→ SET PROBLEM: Write every entry out again exactly, please, and skip the pictures.

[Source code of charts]
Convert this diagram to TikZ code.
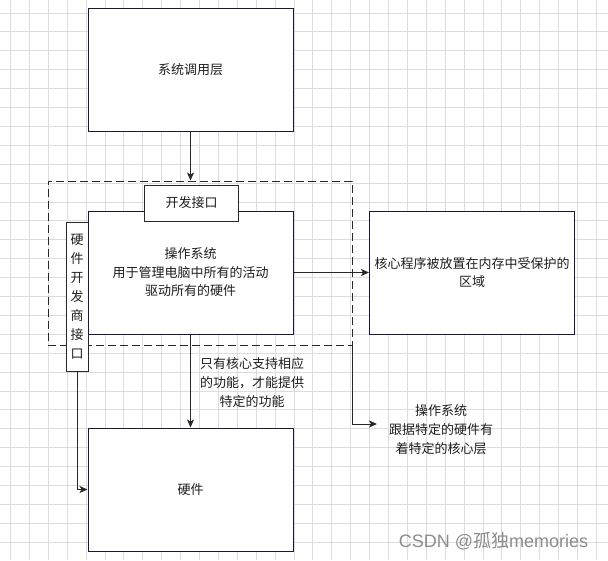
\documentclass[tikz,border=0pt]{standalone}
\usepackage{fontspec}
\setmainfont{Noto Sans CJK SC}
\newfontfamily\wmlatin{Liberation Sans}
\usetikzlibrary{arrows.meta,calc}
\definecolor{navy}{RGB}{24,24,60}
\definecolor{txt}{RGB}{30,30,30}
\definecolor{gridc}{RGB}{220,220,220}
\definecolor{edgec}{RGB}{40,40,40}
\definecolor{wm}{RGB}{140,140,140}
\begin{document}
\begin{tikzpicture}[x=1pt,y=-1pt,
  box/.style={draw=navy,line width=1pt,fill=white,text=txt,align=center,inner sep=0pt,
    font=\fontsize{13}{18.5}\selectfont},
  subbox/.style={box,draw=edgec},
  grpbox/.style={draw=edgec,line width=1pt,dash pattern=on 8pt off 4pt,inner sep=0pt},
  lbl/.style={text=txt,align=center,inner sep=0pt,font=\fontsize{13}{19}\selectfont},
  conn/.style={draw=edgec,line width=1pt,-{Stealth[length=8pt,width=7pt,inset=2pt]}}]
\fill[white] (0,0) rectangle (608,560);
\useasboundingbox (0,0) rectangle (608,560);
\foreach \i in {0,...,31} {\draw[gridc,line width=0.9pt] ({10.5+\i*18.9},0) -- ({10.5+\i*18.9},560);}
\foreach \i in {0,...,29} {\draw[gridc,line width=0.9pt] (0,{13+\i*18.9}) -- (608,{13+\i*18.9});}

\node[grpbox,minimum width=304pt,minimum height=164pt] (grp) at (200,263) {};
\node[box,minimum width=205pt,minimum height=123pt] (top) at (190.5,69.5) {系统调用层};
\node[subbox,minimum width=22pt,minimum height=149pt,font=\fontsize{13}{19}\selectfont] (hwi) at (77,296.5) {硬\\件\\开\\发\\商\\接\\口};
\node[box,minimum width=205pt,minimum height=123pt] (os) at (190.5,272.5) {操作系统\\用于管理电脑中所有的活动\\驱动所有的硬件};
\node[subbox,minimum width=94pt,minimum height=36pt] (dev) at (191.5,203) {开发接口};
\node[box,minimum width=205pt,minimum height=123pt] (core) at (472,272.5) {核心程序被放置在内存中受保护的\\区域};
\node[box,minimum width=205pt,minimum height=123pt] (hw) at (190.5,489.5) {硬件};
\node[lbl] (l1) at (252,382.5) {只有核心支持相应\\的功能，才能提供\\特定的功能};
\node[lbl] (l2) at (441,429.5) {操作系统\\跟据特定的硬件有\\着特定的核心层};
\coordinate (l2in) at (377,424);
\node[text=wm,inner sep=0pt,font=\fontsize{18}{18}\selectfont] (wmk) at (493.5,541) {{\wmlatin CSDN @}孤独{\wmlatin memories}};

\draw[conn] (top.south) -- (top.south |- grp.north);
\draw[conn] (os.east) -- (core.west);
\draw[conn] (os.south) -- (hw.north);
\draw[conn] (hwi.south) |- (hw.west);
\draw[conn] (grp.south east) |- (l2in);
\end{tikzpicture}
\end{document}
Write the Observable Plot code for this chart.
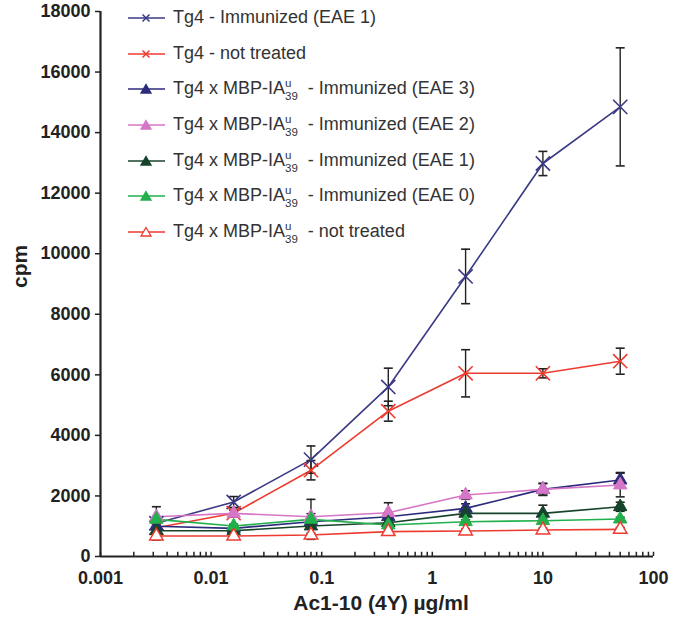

→ CORRECT RESPONSE:
Convert this diagram to TikZ code.
\documentclass[tikz,border=0pt]{standalone}
\usepackage{fontspec}
\setmainfont{Noto Sans CJK SC}
\newfontfamily\wmlatin{Liberation Sans}
\usetikzlibrary{arrows.meta,calc}
\definecolor{navy}{RGB}{24,24,60}
\definecolor{txt}{RGB}{30,30,30}
\definecolor{gridc}{RGB}{220,220,220}
\definecolor{edgec}{RGB}{40,40,40}
\definecolor{wm}{RGB}{140,140,140}
\begin{document}
\begin{tikzpicture}[x=1pt,y=-1pt,
  box/.style={draw=navy,line width=1pt,fill=white,text=txt,align=center,inner sep=0pt,
    font=\fontsize{13}{18.5}\selectfont},
  subbox/.style={box,draw=edgec},
  grpbox/.style={draw=edgec,line width=1pt,dash pattern=on 8pt off 4pt,inner sep=0pt},
  lbl/.style={text=txt,align=center,inner sep=0pt,font=\fontsize{13}{19}\selectfont},
  conn/.style={draw=edgec,line width=1pt,-{Stealth[length=8pt,width=7pt,inset=2pt]}}]
\fill[white] (0,0) rectangle (608,560);
\useasboundingbox (0,0) rectangle (608,560);
\foreach \i in {0,...,31} {\draw[gridc,line width=0.9pt] ({10.5+\i*18.9},0) -- ({10.5+\i*18.9},560);}
\foreach \i in {0,...,29} {\draw[gridc,line width=0.9pt] (0,{13+\i*18.9}) -- (608,{13+\i*18.9});}

\node[grpbox,minimum width=304pt,minimum height=164pt] (grp) at (200,263) {};
\node[box,minimum width=205pt,minimum height=123pt] (top) at (190.5,69.5) {系统调用层};
\node[subbox,minimum width=22pt,minimum height=149pt,font=\fontsize{13}{19}\selectfont] (hwi) at (77,296.5) {硬\\件\\开\\发\\商\\接\\口};
\node[box,minimum width=205pt,minimum height=123pt] (os) at (190.5,272.5) {操作系统\\用于管理电脑中所有的活动\\驱动所有的硬件};
\node[subbox,minimum width=94pt,minimum height=36pt] (dev) at (191.5,203) {开发接口};
\node[box,minimum width=205pt,minimum height=123pt] (core) at (472,272.5) {核心程序被放置在内存中受保护的\\区域};
\node[box,minimum width=205pt,minimum height=123pt] (hw) at (190.5,489.5) {硬件};
\node[lbl] (l1) at (252,382.5) {只有核心支持相应\\的功能，才能提供\\特定的功能};
\node[lbl] (l2) at (441,429.5) {操作系统\\跟据特定的硬件有\\着特定的核心层};
\coordinate (l2in) at (377,424);
\node[text=wm,inner sep=0pt,font=\fontsize{18}{18}\selectfont] (wmk) at (493.5,541) {{\wmlatin CSDN @}孤独{\wmlatin memories}};

\draw[conn] (top.south) -- (top.south |- grp.north);
\draw[conn] (os.east) -- (core.west);
\draw[conn] (os.south) -- (hw.north);
\draw[conn] (hwi.south) |- (hw.west);
\draw[conn] (grp.south east) |- (l2in);
\end{tikzpicture}
\end{document}
Write the Observable Plot code for this chart.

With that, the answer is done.